____ Data provided

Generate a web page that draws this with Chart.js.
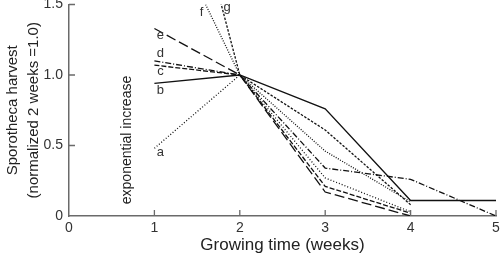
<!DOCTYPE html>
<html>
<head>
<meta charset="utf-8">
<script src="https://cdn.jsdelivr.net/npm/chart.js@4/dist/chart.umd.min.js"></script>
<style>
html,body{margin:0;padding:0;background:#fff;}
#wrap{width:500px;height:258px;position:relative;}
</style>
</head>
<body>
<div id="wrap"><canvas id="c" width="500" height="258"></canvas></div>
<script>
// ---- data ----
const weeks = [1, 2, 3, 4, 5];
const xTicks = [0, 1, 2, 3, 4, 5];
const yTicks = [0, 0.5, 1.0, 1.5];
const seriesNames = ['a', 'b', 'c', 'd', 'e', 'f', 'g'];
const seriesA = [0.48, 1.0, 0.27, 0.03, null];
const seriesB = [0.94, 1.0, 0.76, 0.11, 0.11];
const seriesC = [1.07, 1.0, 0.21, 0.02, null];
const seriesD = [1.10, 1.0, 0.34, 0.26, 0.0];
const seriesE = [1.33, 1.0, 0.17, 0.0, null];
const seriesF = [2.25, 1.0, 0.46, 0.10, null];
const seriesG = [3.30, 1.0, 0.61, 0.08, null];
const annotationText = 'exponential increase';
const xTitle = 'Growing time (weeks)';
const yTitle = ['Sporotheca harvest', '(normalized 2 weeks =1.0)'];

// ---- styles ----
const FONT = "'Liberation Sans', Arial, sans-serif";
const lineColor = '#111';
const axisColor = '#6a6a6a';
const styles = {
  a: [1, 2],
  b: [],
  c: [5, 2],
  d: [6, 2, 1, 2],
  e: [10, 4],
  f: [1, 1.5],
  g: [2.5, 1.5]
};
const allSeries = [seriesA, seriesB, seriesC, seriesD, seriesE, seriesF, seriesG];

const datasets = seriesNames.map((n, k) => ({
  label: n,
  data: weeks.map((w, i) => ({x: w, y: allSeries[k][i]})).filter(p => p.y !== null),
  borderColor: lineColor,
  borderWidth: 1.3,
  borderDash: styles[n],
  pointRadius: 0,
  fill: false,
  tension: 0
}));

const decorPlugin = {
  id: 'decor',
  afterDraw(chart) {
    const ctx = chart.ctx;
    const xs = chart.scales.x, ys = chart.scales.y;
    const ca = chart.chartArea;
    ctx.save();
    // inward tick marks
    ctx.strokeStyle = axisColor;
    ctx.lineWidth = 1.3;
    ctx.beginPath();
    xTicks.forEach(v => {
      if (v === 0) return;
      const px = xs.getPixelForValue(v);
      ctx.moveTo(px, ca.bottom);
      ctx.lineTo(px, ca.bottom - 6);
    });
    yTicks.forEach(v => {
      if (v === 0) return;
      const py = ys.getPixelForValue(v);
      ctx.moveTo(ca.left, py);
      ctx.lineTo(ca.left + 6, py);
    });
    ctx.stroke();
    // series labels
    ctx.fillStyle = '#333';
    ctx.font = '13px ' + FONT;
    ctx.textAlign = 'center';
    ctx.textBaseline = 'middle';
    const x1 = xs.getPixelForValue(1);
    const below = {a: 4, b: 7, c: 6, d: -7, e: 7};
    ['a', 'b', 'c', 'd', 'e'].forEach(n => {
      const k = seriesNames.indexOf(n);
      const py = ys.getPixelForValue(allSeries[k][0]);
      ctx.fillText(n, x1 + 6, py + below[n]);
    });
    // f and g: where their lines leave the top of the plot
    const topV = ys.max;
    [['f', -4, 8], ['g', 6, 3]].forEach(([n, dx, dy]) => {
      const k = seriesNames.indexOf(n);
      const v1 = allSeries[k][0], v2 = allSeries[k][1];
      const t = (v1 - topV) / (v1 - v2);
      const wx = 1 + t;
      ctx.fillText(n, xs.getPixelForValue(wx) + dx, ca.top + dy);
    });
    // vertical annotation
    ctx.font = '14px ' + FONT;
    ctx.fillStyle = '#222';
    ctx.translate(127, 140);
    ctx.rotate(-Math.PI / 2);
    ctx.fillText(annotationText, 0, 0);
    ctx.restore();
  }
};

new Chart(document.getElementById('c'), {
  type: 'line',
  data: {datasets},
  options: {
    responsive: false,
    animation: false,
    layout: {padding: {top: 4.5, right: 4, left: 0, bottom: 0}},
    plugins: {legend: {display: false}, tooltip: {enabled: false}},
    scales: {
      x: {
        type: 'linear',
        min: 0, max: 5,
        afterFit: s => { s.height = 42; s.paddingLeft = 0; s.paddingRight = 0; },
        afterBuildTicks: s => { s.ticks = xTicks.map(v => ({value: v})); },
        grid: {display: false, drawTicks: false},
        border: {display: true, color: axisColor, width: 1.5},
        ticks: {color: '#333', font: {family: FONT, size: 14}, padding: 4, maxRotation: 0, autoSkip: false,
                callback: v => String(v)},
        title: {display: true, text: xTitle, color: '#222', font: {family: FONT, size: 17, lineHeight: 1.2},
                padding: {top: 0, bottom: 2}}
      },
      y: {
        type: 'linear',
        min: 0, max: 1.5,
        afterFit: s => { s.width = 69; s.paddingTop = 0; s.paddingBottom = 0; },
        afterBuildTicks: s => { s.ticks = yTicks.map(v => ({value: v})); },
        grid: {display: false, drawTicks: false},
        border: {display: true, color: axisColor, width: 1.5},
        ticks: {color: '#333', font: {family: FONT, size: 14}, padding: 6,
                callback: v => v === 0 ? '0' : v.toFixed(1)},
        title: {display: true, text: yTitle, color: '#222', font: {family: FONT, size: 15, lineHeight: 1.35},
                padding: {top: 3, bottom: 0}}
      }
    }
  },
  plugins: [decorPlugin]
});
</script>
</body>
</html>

________

### Required task
Exactly as they appear, print the lines of the listing above from its first line through the line that contains "const yTitle = ['Sporotheca", minus the pictures.

### The reply
Generate a web page that draws this with Chart.js.
<!DOCTYPE html>
<html>
<head>
<meta charset="utf-8">
<script src="https://cdn.jsdelivr.net/npm/chart.js@4/dist/chart.umd.min.js"></script>
<style>
html,body{margin:0;padding:0;background:#fff;}
#wrap{width:500px;height:258px;position:relative;}
</style>
</head>
<body>
<div id="wrap"><canvas id="c" width="500" height="258"></canvas></div>
<script>
// ---- data ----
const weeks = [1, 2, 3, 4, 5];
const xTicks = [0, 1, 2, 3, 4, 5];
const yTicks = [0, 0.5, 1.0, 1.5];
const seriesNames = ['a', 'b', 'c', 'd', 'e', 'f', 'g'];
const seriesA = [0.48, 1.0, 0.27, 0.03, null];
const seriesB = [0.94, 1.0, 0.76, 0.11, 0.11];
const seriesC = [1.07, 1.0, 0.21, 0.02, null];
const seriesD = [1.10, 1.0, 0.34, 0.26, 0.0];
const seriesE = [1.33, 1.0, 0.17, 0.0, null];
const seriesF = [2.25, 1.0, 0.46, 0.10, null];
const seriesG = [3.30, 1.0, 0.61, 0.08, null];
const annotationText = 'exponential increase';
const xTitle = 'Growing time (weeks)';
const yTitle = ['Sporotheca harvest', '(normalized 2 weeks =1.0)'];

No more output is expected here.